Naturalmente, la cuestión apela a nuestra vanidad. «Lo que un hombre desea, también lo imagina como cierto», dijo Demóstenes. «La luz de la fe nos hace ver lo que creemos», admitió alegremente santo Tomás de Aquino. No obstante, yo creo que debe de haber algo más. Entre los primates se da una especie de etnocentrismo. Desarrollamos amor y lealtad apasionados hacia el grupo en el que nacemos, por pequeño que éste sea. Los miembros de otros grupos no llegan a ser dignos ni de desprecio, y merecen nuestro rechazo y hostilidad. El hecho de que ambos grupos pertenezcan a la misma especie, que sean prácticamente indistinguibles a los ojos de un observador externo, no tiene ninguna importancia. Ese es sin duda el modelo vigente entre los chimpancés, nuestros parientes más cercanos del reino animal. Ann Druyan y yo describimos cómo esta manera de concebir el mundo pudo tener un enorme sentido evolutivo hace algunos millones de años, a pesar de lo peligrosa que se ha vuelto en la actualidad. Incluso los miembros de tribus de cazadores y recolectores —tan alejados de las hazañas tecnológicas de nuestra civilización global actual— describen solemnemente a su pequeño grupo, sea el que sea, como «la gente». Todos los demás son diferentes, ni siquiera llegan a humanos.
Si es ésta nuestra forma natural de contemplar el mundo, no debe sorprendernos que cada vez que formulamos una opinión ingenua acerca de nuestro lugar en el universo —un juicio que no haya sido moderado por un cuidadoso y escéptico análisis científico— optemos casi siempre por la centralidad de nuestro grupo y circunstancia.

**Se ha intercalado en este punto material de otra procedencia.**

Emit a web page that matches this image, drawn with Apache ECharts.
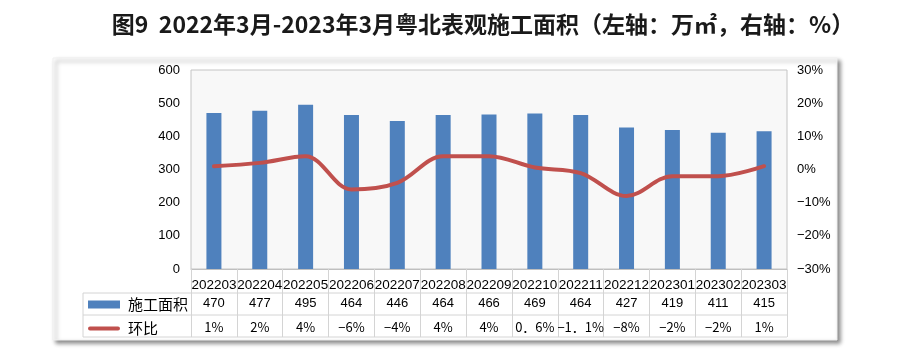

Por si fuera poco, queremos creer que ésos son los hechos objetivos, y no nuestros prejuicios que buscan un desahogo sancionado.
Así pues, no debe hacer mucha gracia escuchar incesantemente a una cuadrilla de científicos arengándonos con afirmaciones del tipo: «Somos de lo más común, no tenemos importancia, nuestros privilegios son inmerecidos, no somos nada especial.» Al poco tiempo, incluso las personas más pacíficas podrían irritarse por causa del conjuro y con aquellos que insisten en pronunciarlo. Casi parece como si los científicos obtuvieran una rara satisfacción en el desaire de la especie humana. ¿Por qué no encuentran algún modo de presentarnos como superiores? ¡Que eleven nuestra moral! ¡Que nos exalten! En esta clase de debates, la ciencia, con su
mantra
de desánimo, se nos antoja fría y remota, desapasionada, indiferente, insensible a las necesidades humanas.
Y, de nuevo, si no somos importantes, ni centrales, ni somos «la niña de los ojos» de Dios, ¿qué implica eso para nuestros códigos morales fundados en la teología? El descubrimiento de nuestro verdadero valor en el cosmos se vio frustrado durante tanto tiempo y hasta tal punto que muchos vestigios de aquel debate todavía persisten y, en ocasiones, han salido a la luz los motivos de los geocentristas. He aquí, por ejemplo, un revelador comentario, sin firma, aparecido en la revista británica
The Spectator
en el año 1892:
Es del todo cierto que el descubrimiento del movimiento helio céntrico de los planetas, que relegó a la Tierra a su adecuada «insignificancia» en el sistema solar, tuvo gran influencia en la reducción a una «insignificancia» similar —aunque muy lejos de ser apropiada— de los principios morales por los cuales se habían guiado y moderado hasta entonces las razas predominantes de la Tierra. Parte de ese efecto fue debido, sin duda, a la evidencia que proporcionó el hecho de que la ciencia física de diversos e inspirados autores fuese errónea en lugar de ser infalible, una convicción que socavó también, indebidamente, la confianza que se tenía en sus enseñanzas morales y religiosas. Sin embargo, buena parte de ello es únicamente atribuible a la; sensación de «irrelevancia» con que el hombre se ha contemplado a sí mismo desde que descubrió que no habita más que un oscuro rincón del universo, en lugar de un mundo central alrededor del cual giran el Sol, la Luna y las estrellas. No puede caber duda de que el hombre puede sentirse, y se ha sentido a menudo, demasiado insignificante para ser objeto de cualquier enseñanza o cuidado divino particular. Si contempláramos la Tierra como una especie de hormiguero, y la vida y la muerte de los seres humanos como la vida y la muerte de tantas hormigas que entran y salen de un sinfín de agujeros en busca de comida y luz solar, a buen seguro no otorgaríamos la importancia adecuada a las tareas de la vida humana y asociaríamos al esfuerzo humano un profundo fatalismo y desesperanza, en lugar de abordarlo con esperanza renovada.